British Local Elections Could Weaken Major's Hold on His Party
JOHN MAJOR'S future as prime minister is likely to be decided at local council elections to be held in London and other centers a month from now.
If his party's candidates do badly in nationwide polls on May 5, scores of Conservative parliamentarians say they are likely to back a challenge to his leadership.
Officials of the Conservative Party, which has ruled the country at the national level since 1979, privately concede that the local election results in London could be crucial. If enough voters in the British capital switch to rival parties in the 32 boroughs where polling will take place, the days of the man who succeeded Margaret Thatcher in 1990 probably will be numbered.
Four London boroughs, including Westminster, where Parliament resides, currently are held by the Conservatives with slender majorities. An opinion poll conducted by the opposition Labour Party on April 3 suggested that the Conservatives were in for a drubbing in London and many other centers.
The poll put Labour 20 percentage points ahead of the Conservatives, and suggested that in several areas the centrist Liberal Democrats would push the Conservatives into third place.
John Smith, the Labour Party leader, is forecasting a massive swing against the Conservatives in London. He says the vote will be a referendum on Mr. Major's leadership and on the government's stewardship during 15 years continuously in power.
The Conservatives currently hold 12 of the capital's boroughs against Labour's 15 and the Liberal Democrats' three. Two others are under divided control.

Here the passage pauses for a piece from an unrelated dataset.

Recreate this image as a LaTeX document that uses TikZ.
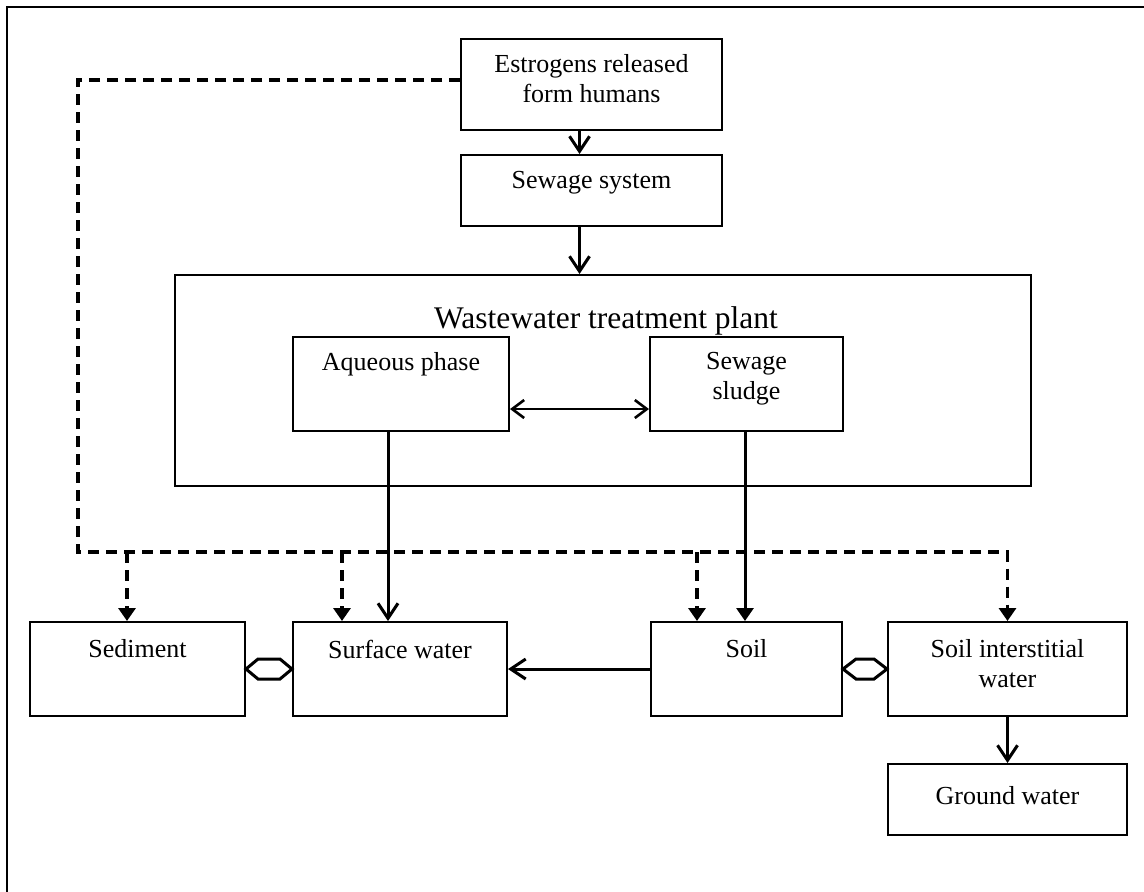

Four years ago the Conservatives did well in London local elections, gaining 76 council seats. But the political mood in the capital has clearly changed.
A Conservative councillor in Brent, a key battleground on the outskirts of London, says his party was ``virtually certain'' to lose control of the local council, ``unless there is a miracle.''
The councillor says the main problems for the Conservatives were the prime minister's low standing with voters and the government's decision to impose heavy tax increases nationwide, starting April 6.
Suggestions that Major could lose his job if citizens cast protest votes on May 5 have brought him out fighting. Opening the party's campaign on April 6, he told supporters that he proposed to ``lead from the front'' and take personal responsibility for the outcome.
In pursuit of his high-risk strategy, the prime minister plans to stage a series of regional meet-the-people tours, using the methods that helped him to win the April 1992 general election.
In 1992, Major literally grabbed a soap box and used it as his platform as he stomped the country, meeting and speaking to as many voters as possible.
The outcome in 1992 was an embarrassment to pollsters who had forecast a Labour victory.
Apart from London, votes will be held in 36 metropolitan districts and 130 shire, or county, districts. Nearly 5,000 council seats are at stake, and 30 million Britons will be entitled to vote.
The high stakes involved have led Sir Norman Fowler, the Conservative Party chairman, to order a campaign that one of his aides said would be ``like a mini-general election.''
The aide pointed out that a month after the local polls, British voters will be asked to elect members of the European Parliament. In addition, five parliamentary by-elections are to be held in May and June.
This accumulation of electoral contests comes at a time when Major's standing with his own parliamentary backbenchers is at an all-time low. Polls of Conservative members of parliament carried out late last month after Major backed down in a contest with other members of the European Union over voting rights, showed about half of them were critical of his leadership.
Many of the parliamentarians say they fear the adverse impact on their party of the new tax rises, which on average will cost wage-earners an extra 500 pounds ($735) a year.